But you just said, there was a patch for the OS. It isn't like some one
month ago patch...this is years and years and years. The company decided
not to patch and to make the tech do a reboot every 30 days. He didn't
do his job, it states it right there.

Does Microsoft have crappy coding in Windows 95? Yep. But can they
really be blamed for a company that decided to not patch?

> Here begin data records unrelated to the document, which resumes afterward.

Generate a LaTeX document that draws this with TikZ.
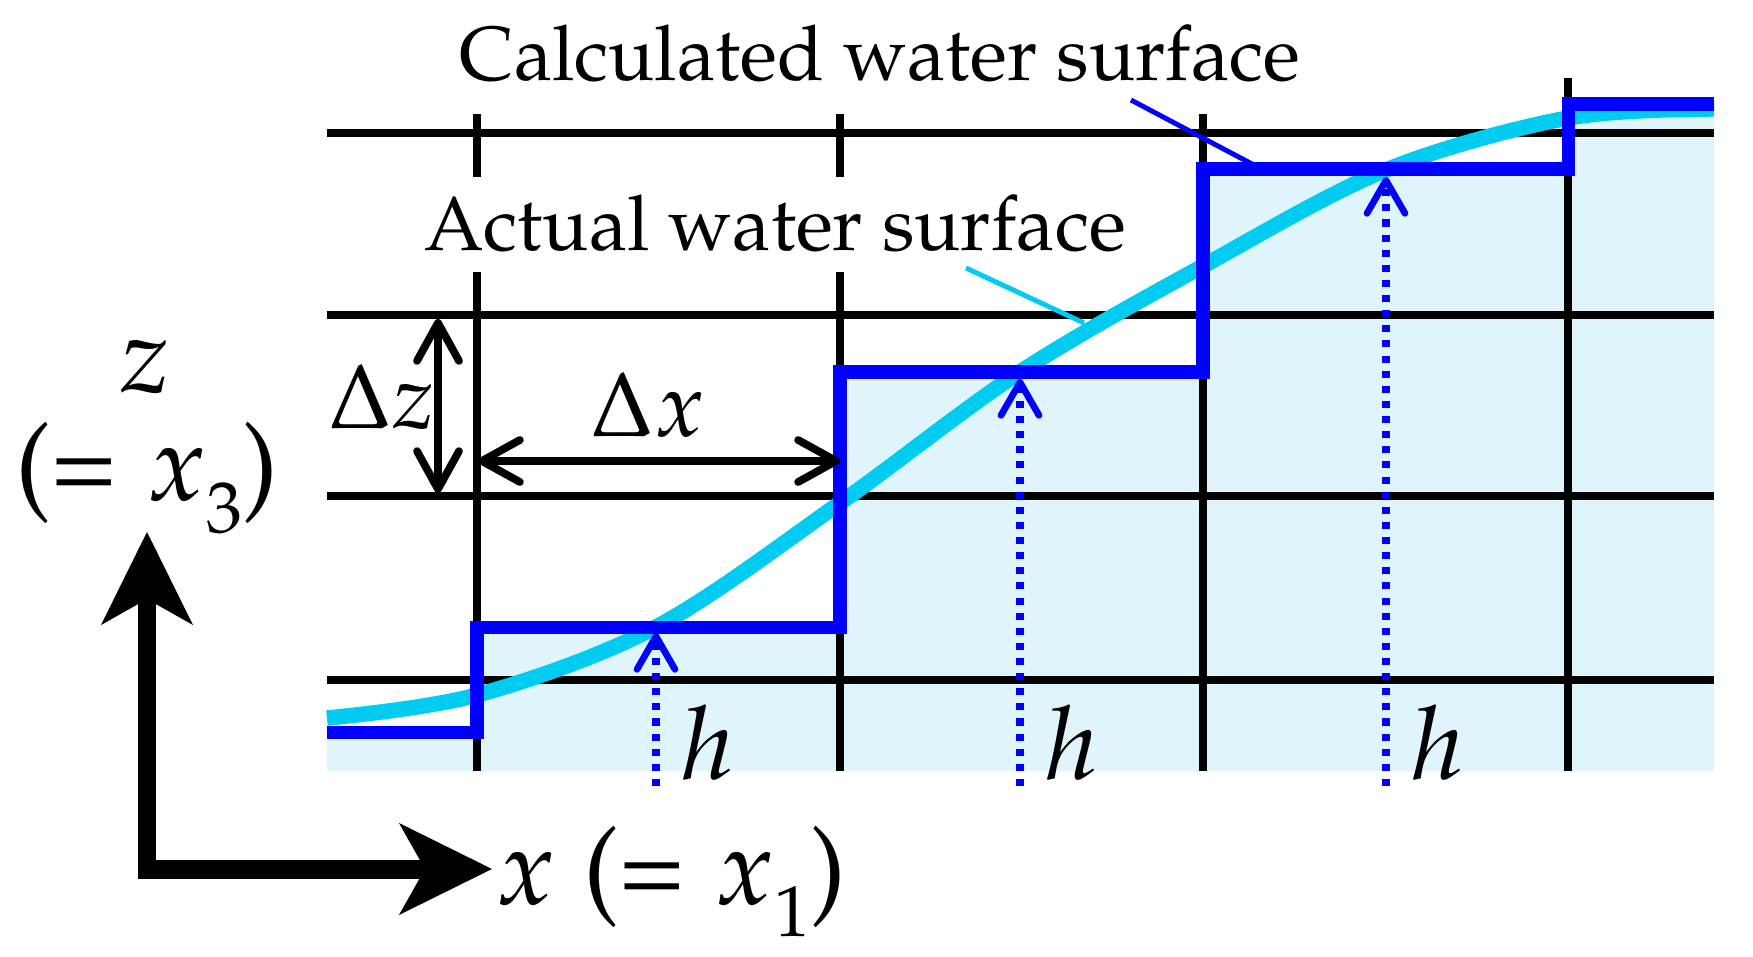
\documentclass[tikz,border=0pt]{standalone}
\usepackage[T1]{fontenc}
\usepackage{mathpazo}
\usetikzlibrary{arrows.meta}
\definecolor{wfill}{RGB}{224,244,251}
\definecolor{wcyan}{RGB}{0,204,242}
\definecolor{wblue}{RGB}{0,0,255}
\newcommand{\lowsub}[1]{\raisebox{-0.3em}{\fontsize{20.5}{24}\selectfont #1}}
\begin{document}
\begin{tikzpicture}[x=0.01cm,y=-0.01cm,
  gridline/.style={line width=2.1pt, black},
  stepline/.style={line width=3.7pt, wblue, line join=miter},
  actualline/.style={line width=4.4pt, wcyan},
  leader/.style={line width=1.4pt},
  harrow/.style={wblue, line width=2.3pt, dash pattern=on 2pt off 2.3pt,
     -{Straight Barb[length=0.33cm,width=0.38cm,line width=1.9pt,round]}},
  dimarrow/.style={line width=2.2pt,
     {Straight Barb[length=0.38cm,width=0.42cm,round]}-{Straight Barb[length=0.38cm,width=0.42cm,round]}},
  axisarrow/.style={line width=5.4pt, line join=miter,
     {Stealth[length=0.93cm,width=0.92cm,inset=0.26cm,line width=0pt]}-{Stealth[length=0.93cm,width=0.92cm,inset=0.26cm,line width=0pt]}},
  txt/.style={inner sep=0pt, font=\fontsize{21.8}{26}\selectfont},
  dlbl/.style={inner sep=0pt, font=\fontsize{26}{31}\selectfont},
  hlbl/.style={inner sep=0pt, font=\fontsize{29}{35}\selectfont},
  axlbl/.style={inner sep=0pt, font=\fontsize{30.7}{37}\selectfont}
]
\useasboundingbox (0,0) rectangle (1753,957);

% water fill below the calculated surface
\fill[wfill] (327,771) -- (327,732) -- (477,732) -- (477,627) -- (840,627) -- (840,372)
  -- (1203,372) -- (1203,169) -- (1568,169) -- (1568,104) -- (1714,104) -- (1714,771) -- cycle;

% grid
\foreach \yy in {133,315,496,680} \draw[gridline] (327,\yy) -- (1714,\yy);
\foreach \xx in {477,840,1203} \draw[gridline] (\xx,114) -- (\xx,771);
\draw[gridline] (1568,78) -- (1568,771);

% actual water surface
\draw[actualline] plot[smooth, tension=0.55] coordinates {(327,718) (477,695) (656,627) (840,503) (1020,372) (1203,266) (1386,170) (1568,118) (1714,109)};

% calculated water surface
\draw[stepline] (327,732) -- (477,732) -- (477,627) -- (840,627) -- (840,372)
  -- (1203,372) -- (1203,169) -- (1568,169) -- (1568,104) -- (1714,104);

% h arrows
\coordinate (hb1) at (656,786); \coordinate (ht1) at (656,633);
\coordinate (hb2) at (1020,786); \coordinate (ht2) at (1020,379);
\coordinate (hb3) at (1386,786); \coordinate (ht3) at (1386,177);
\draw[harrow] (hb1) -- (ht1);
\draw[harrow] (hb2) -- (ht2);
\draw[harrow] (hb3) -- (ht3);
\node[hlbl, anchor=base] (h1) at (708,779) {$h$};
\node[hlbl, anchor=base] (h2) at (1072,779) {$h$};
\node[hlbl, anchor=base] (h3) at (1438,779) {$h$};

% labels and leaders
\node[txt, anchor=base] (calc) at (880,80) {Calculated water surface};
\node[txt, anchor=base, fill=white, inner xsep=4pt, inner ysep=0pt, text height=0.73cm, text depth=0.22cm] (actual) at (775,250) {Actual water surface};
\coordinate (calcA) at (1131,100); \coordinate (calcB) at (1252,164);
\coordinate (actA) at (966,268); \coordinate (actB) at (1084,323);
\draw[leader, wblue] (calcA) -- (calcB);
\draw[leader, wcyan] (actA) -- (actB);

% dimension arrows
\coordinate (dzt) at (438,319); \coordinate (dzb) at (438,493);
\coordinate (dxl) at (478,461); \coordinate (dxr) at (840,461);
\draw[dimarrow] (dzt) -- (dzb);
\draw[dimarrow] (dxl) -- (dxr);
\node[dlbl, anchor=base] (dz) at (382,428) {$\Delta z$};
\node[dlbl, anchor=base] (dx) at (648,436) {$\Delta x$};

% axes
\coordinate (ztip) at (147,532); \coordinate (corner) at (147,869); \coordinate (xtip) at (492,869);
\draw[axisarrow] (ztip) -- (corner) -- (xtip);
\node[axlbl] (zl) at (145,367) {$z$};
\node[axlbl, anchor=base] (zl2) at (147,500) {(=\hspace{0.28em}$x$\lowsub{3})};
\node[axlbl, anchor=base west] (xl) at (496,904) {$x$ (=\hspace{0.28em}$x$\lowsub{1})};
\end{tikzpicture}
\end{document}
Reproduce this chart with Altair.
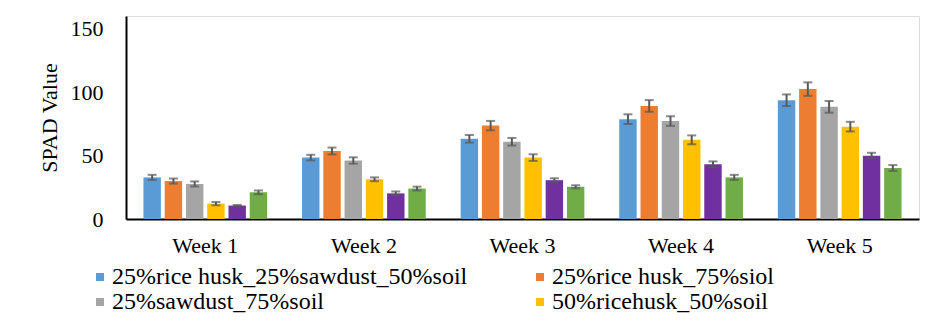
import altair as alt
import pandas as pd

weeks = ["Week 1", "Week 2", "Week 3", "Week 4", "Week 5"]
series = [
    "25%rice husk_25%sawdust_50%soil",
    "25%rice husk_75%siol",
    "25%sawdust_75%soil",
    "50%ricehusk_50%soil",
    "50%sawdust_50%soil",
    "100%soil",
]
colors = ["#5B9BD5", "#ED7D31", "#A5A5A5", "#FFC000", "#7030A0", "#70AD47"]

means = [
    [32.8, 48.4, 63.2, 78.7, 93.6],
    [29.9, 53.6, 73.6, 89.1, 102.4],
    [27.6, 46.1, 60.9, 77.2, 88.4],
    [12.1, 31.3, 48.4, 62.4, 72.8],
    [10.6, 20.2, 30.6, 43.2, 49.9],
    [21.0, 24.0, 25.4, 32.8, 40.2],
]
errs = [
    [2.0, 2.2, 3.0, 3.8, 4.6],
    [2.0, 2.7, 3.7, 4.6, 5.3],
    [2.0, 2.5, 3.0, 3.8, 4.6],
    [1.3, 1.5, 2.6, 3.5, 3.8],
    [0.5, 1.5, 1.5, 2.2, 2.3],
    [1.5, 1.5, 1.2, 2.0, 2.3],
]

rows = []
for s, m_list, e_list in zip(series, means, errs):
    for w, m, e in zip(weeks, m_list, e_list):
        rows.append({"week": w, "series": s, "mean": m, "lo": m - e, "hi": m + e})
df = pd.DataFrame(rows)

FONT = "Liberation Serif, Times New Roman, serif"

x = alt.X("week:N", sort=weeks, title=None,
          scale=alt.Scale(paddingInner=0.22, paddingOuter=0.11),
          axis=alt.Axis(labelAngle=0, labelFontSize=22, labelColor="black",
                        labelPadding=16, ticks=False, domainColor="black",
                        domainWidth=2, labelFont=FONT))
xoff = alt.XOffset("series:N", sort=series,
                   scale=alt.Scale(paddingInner=0.18, paddingOuter=0))

bars = alt.Chart(df).mark_bar().encode(
    x=x,
    xOffset=xoff,
    y=alt.Y("mean:Q", title="SPAD Value",
            scale=alt.Scale(domain=[0, 150]),
            axis=alt.Axis(values=[0, 50, 100, 150], grid=False, ticks=False,
                          labelFontSize=22, labelColor="black", labelPadding=23,
                          domainColor="black", domainWidth=2, titleFontSize=22,
                          titleFontWeight="normal", titleColor="black",
                          titlePadding=9, labelFont=FONT, titleFont=FONT)),
    color=alt.Color("series:N", sort=series,
                    scale=alt.Scale(domain=series, range=colors),
                    legend=alt.Legend(
                        title=None, orient="none", legendX=-38, legendY=249,
                        direction="horizontal", columns=2, columnPadding=60,
                        values=series[:4], symbolType="square", symbolSize=64,
                        symbolStrokeWidth=0, labelFontSize=24, labelFont=FONT,
                        labelColor="black", rowPadding=1, labelOffset=0,
                        labelLimit=0)),
)

rule = alt.Chart(df).mark_rule(color="#595959", strokeWidth=2).encode(
    x=alt.X("week:N", sort=weeks), xOffset=xoff,
    y="lo:Q", y2="hi:Q")
cap_lo = alt.Chart(df).mark_tick(color="#595959", size=9, thickness=2).encode(
    x=alt.X("week:N", sort=weeks), xOffset=xoff, y="lo:Q")
cap_hi = alt.Chart(df).mark_tick(color="#595959", size=9, thickness=2).encode(
    x=alt.X("week:N", sort=weeks), xOffset=xoff, y="hi:Q")

chart = alt.layer(bars, rule, cap_lo, cap_hi).properties(
    width=793, height=203,
    autosize=alt.AutoSizeParams(type="none"),
    padding={"left": 126, "top": 16, "right": 17, "bottom": 105},
    background="white",
).configure_view(stroke=None).configure(font=FONT)

chart.save("out.html", embed_options={"renderer": "svg", "actions": False})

You are right about the old software, I think every large corporate has
a Windows 95 box running something and one piece of software holds up
the upgrade each year. If this system is that important, it shouldn't
have been maintained so poorly.

-----Original Message-----
From: full-disclosure-admin@xxxxxxxxxxxxxxxx
[mailto:full-disclosure-admin@xxxxxxxxxxxxxxxx] On Behalf Of Michal
Zalewski
Sent: Friday, September 24, 2004 1:32 PM
To: ASB
Cc: full-disclosure@xxxxxxxxxxxxxxxx
Subject: Re: [Full-Disclosure] Windoze almost managed to 200x repeat
9/11

On Fri, 24 Sep 2004, ASB wrote:

> "The servers are timed to shut down after 49.7 days of use in order to

> prevent a data overload, a union official told the LA Times."
>
> How you managed to read "OS failure" into this is rather astounding...

The statement above, even though either cleverly disguised by the
authorities, or mangled by the press, does ring a bell. It is not about
applications eating up too much memory, hence requiring an occassional
reboot, oh no.

Windows 9x had a problem (fixed by Microsoft, by the way) that caused
them to hang or crash after a jiffie counter in the kernel overflowed:

  http://support.microsoft.com/support/kb/articles/q216/6/41.asp

It would happen precisely after 49.7 days. Coincidence? Not very likely.
It seems that the system was running on unpatched Windows 95 or 98, and
rather than deploying a patch, they came up with a maintenance procedure
requiring a scheduled reboot every 30 days.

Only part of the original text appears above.